Tuesday, January 29, 2013

Hot, Cold, Hot, Cold, Sweaty

If this January has taught us anything, it’s that snow beats mud, anyday.

This month we've seen both ridiculously cold and unseasonably hot weather.  With the cold, hot, cold, hot cycle, I finally know what my wife feels like in the car.  It’s not fun.  She’s right – it is uncomfortable.

Cool snow fort with tunnel entrance
that even Dad could squeeze through.
Status: Melted.
We’ve made the most of things, from a family leisure perspective, not sure when the next deep freeze or spring thaw will hit.  We’ve gone sledding, of course, and built giant snowmen, and gone ice skating – once at the downtown rink and once on a natural pond. We made a radically cool snow fort, with tunnel entrance.  And next to that, we put in the first few rows of an Igloo.   Of course, that construction took place two days before a heat wave, so all we have are the memories.

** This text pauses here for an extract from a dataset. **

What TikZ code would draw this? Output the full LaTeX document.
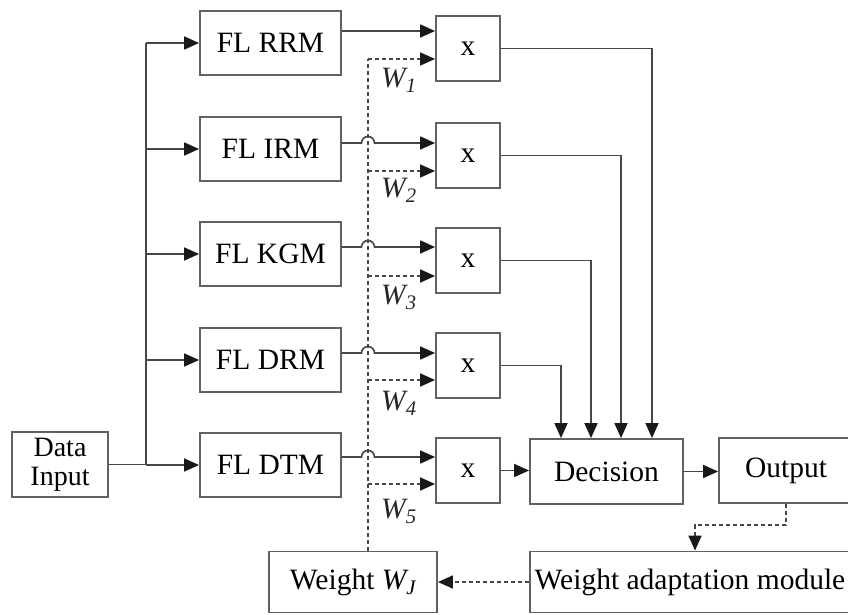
\documentclass[tikz,border=0pt]{standalone}
\usepackage{fontspec}
\setmainfont{Liberation Serif}
\usetikzlibrary{arrows.meta}
\definecolor{boxgray}{gray}{0.38}
\definecolor{linegray}{gray}{0.28}
\begin{document}
\begin{tikzpicture}[x=1pt,y=-1pt,
  box/.style={draw=boxgray, fill=white, line width=1.8pt, inner sep=0pt,
    font=\fontsize{29.5}{29}\selectfont, text=black},
  flbox/.style={box, minimum width=141pt, minimum height=64pt},
  mbox/.style={box, minimum width=64pt, minimum height=65pt},
  wire/.style={draw=linegray, line width=1.6pt},
  tip/.style={-{Triangle[length=15pt,width=13pt,color=black!90]}},
  arr/.style={wire, tip},
  dline/.style={wire, dash pattern=on 4pt off 3pt},
  darr/.style={dline, tip},
  wlab/.style={anchor=west, inner sep=0pt, text=black!85,
    font=\fontsize{29.5}{30}\selectfont\itshape}
]
\useasboundingbox (0,0) rectangle (848,615);
\clip (0,0) rectangle (848,615);

% input and fuzzy-logic modules
\node[box, minimum width=96pt, minimum height=65pt, align=center,
  font=\fontsize{28}{29}\selectfont] (din) at (60,464.5) {Data\\Input};
\node[flbox] (fl1) at (270.5,43)  {FL RRM};
\node[flbox] (fl2) at (270.5,149) {FL IRM};
\node[flbox] (fl3) at (270.5,254) {FL KGM};
\node[flbox] (fl4) at (270.5,360) {FL DRM};
\node[flbox] (fl5) at (270.5,465) {FL DTM};

% multipliers
\foreach \i/\y in {1/48.5,2/155.5,3/260.5,4/365.5,5/470.5}
  \node[mbox] (m\i) at (468,\y) {x};

% decision chain and feedback
\node[box, minimum width=153pt, minimum height=65pt] (dec) at (606.5,471.5) {Decision};
\node[box, minimum width=134pt, minimum height=65pt] (out) at (786,470.5) {Output};
\node[box, minimum width=168pt, minimum height=61pt] (wj) at (353,582) {Weight \textit{W\textsubscript{J}}};
\node[box, minimum width=320pt, minimum height=61pt] (wam) at (690,582) {Weight adaptation module};

% helper coordinates
\coordinate (bus) at (146,0);
\coordinate (wbus) at (368,0);
\coordinate (hump) at (361.5,0);
\foreach \i/\s/\d in {1/31/59,2/143/171,3/247/276,4/353/380,5/457/484} {
  \coordinate (s\i) at (0,\s);
  \coordinate (d\i) at (0,\d);
}
\coordinate (c1) at (652,0);
\coordinate (c2) at (621,0);
\coordinate (c3) at (591,0);
\coordinate (c4) at (561,0);
\coordinate (fb) at (695,525);

% data distribution bus
\draw[wire] (din.east) -- (din.east -| bus);
\draw[wire] (bus |- fl1.west) -- (bus |- fl5.west);
\foreach \i in {1,...,5}
  \draw[arr] (bus |- fl\i.west) -- (fl\i.west);

% module outputs into multipliers (hop over the weight line)
\draw[arr] (fl1.east |- s1) -- (m1.west |- s1);
\foreach \i in {2,...,5}
  \draw[arr] (fl\i.east |- s\i) -- (hump |- s\i)
    arc[start angle=180, end angle=0, radius=6.5pt] -- (m\i.west |- s\i);

% weight line
\draw[dline] (wbus |- wj.north) -- (wbus |- d1);
\foreach \i in {1,...,5}
  \draw[darr] (wbus |- d\i) -- (m\i.west |- d\i);
\foreach \i/\y in {1/80,2/190,3/297,4/403,5/511}
  \node[wlab] (w\i) at (381,\y) {W\textsubscript{\i}};

% multipliers into decision
\foreach \i in {1,...,4}
  \draw[arr] (m\i.east) -| (c\i |- dec.north);
\draw[arr] (m5.east) -- (dec.west |- m5.east);
\draw[arr] (dec.east) -- (out.west |- dec.east);

% feedback loop
\draw[darr] (out.south) |- (fb) -- (fb |- wam.north);
\draw[darr] (wam.west) -- (wj.east);
\end{tikzpicture}
\end{document}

Among other lessons, I learned that building an igloo is really hard. If I needed to build one for survival, I’d be dead.  

More importantly, I’ve learned that my kids really love winter, and all the fun stuff we get to do around here for just a few months each year.  Between December and February, we expect it to be cold and to snow.  We want it to happen.

We just can’t take this warm winter weather.
And yes, to those shaking their heads in disbelief, it has been warm here in Syracuse.  Despite the reputation, Syracuse isn’t the coldest place on earth.  Just the snowiest.   And when it warms up for a few days, like it has done everywhere in the Northeast repeatedly this January, all our beautiful snow melts and becomes – mud.  And that makes us all realize even more how much we prefer a cold winter to a mild one.  Because mud sucks.

Think about it:  You can’t make a mud man, you can’t have a mud ball fight and you can’t go mud sledding, not without ruining your clothes.  The only time mud performs better than snow is when it comes to building shelter.  I’m certain a mud thatch hut would be easier to build than an igloo.  But we are not about to take the kids out in the yard to build a mud hut.  For one thing, while even a partial igloo can make one the envy of the neighborhood, a mud house would likely mean a visit from the code enforcement officer.

So this warm weather has us stuck inside, waiting for an Arctic blast to set us free.

We wait.  And we wait.  Today it’s January 29th, and it’s 40 degrees out.  Tomorrow, the high might break 60.  Ugh.

Nobody is happy about it here.   The only good news: Snow in the forecast.